= Cecil Grayson =

Cecil Grayson, CBE, FBA (5 February 1920 – 29 April 1998) was an English Italian studies scholar. He was the Serena Professor of Italian Studies at the University of Oxford from 1958 to 1987.

== Life ==
=== Career ===
Born on 5 February 1920, Grayson came from a working-class family; his father, a boilermaker, died following an accident when Grayson was six years old, and his mother used her income as a seamstress to pay for his and his brother Denis's education. He attended Batley Grammar School and St Edmund Hall, Oxford; he served in the Army in the Second World War, rising to the rank of Major. Graduating in modern languages in 1947, he was appointed a university lecturer in Italian at the University of Oxford the following year, and also held lectureships at St Edmund Hall and New College, Oxford.

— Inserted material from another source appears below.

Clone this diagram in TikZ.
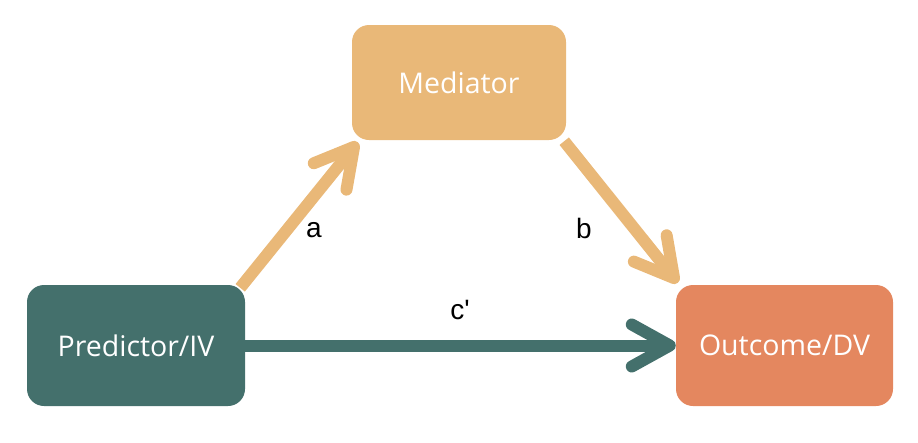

From 1958 to 1987, he was the Serena Professor of Italian Studies at Oxford and a fellow of Magdalen College, Oxford. He also held visiting professorships or fellowships at foreign universities, including Yale University, the University of California at Berkeley, UCLA, New York University, the University of Cape Town and the University of Western Australia. He served as president of the Modern Humanities Research Association in 1987.

=== Research ===
With Carlo Dionisotti, Grayson edited Early Italian Texts (1949) and, alone, he edited Leon Alberti's Opuscoli Inediti: Musca, Vita S. Potiti (1954). He edited Alberti's Opera Volgari (3 vols., 1960, 1966 and 1973), La Prima Grammatica della Lingua Volgare (1964), On Painting and Sculpture: The Latin Texts of De Pictura and De Statua (1972), De Pictura (1980) and On Painting (1988). His writings on Alberti were brought together in Studi su Leon Battista Alberti (1998). He translated Roberto Ridolfi's The Life of Girolamo Savonarola (1959), The Life of Niccolo Machiavelli (1963) and The Life of Francesco Guicciardini (1967). In 1964 his translation of Francesco Guicciardini's History of Italy and History of Florence was printed; he edited Guicciardini's Selected Writings as translated by Margaret Grayson (1965). Alongside other articles and reviews, Grayson produced an edition of Vincenzo Calmeta's Prose e Lettere (1959), compiled Cinque Saggi su Dante (1972), and edited The World of Dante (1981) and The Renaissance: Essays in Interpretation (1982, co-edited with André Chastel, Denys Hay and others). He received the International Galileo Prize in 1974, was elected a fellow of the British Academy in 1979, and was appointed a CBE in 1992; he was the subject of two Festschrifts: The Languages of Literature in Renaissance Italy (1987) and Dante and Governance (1997). Grayson died on 29 April 1998.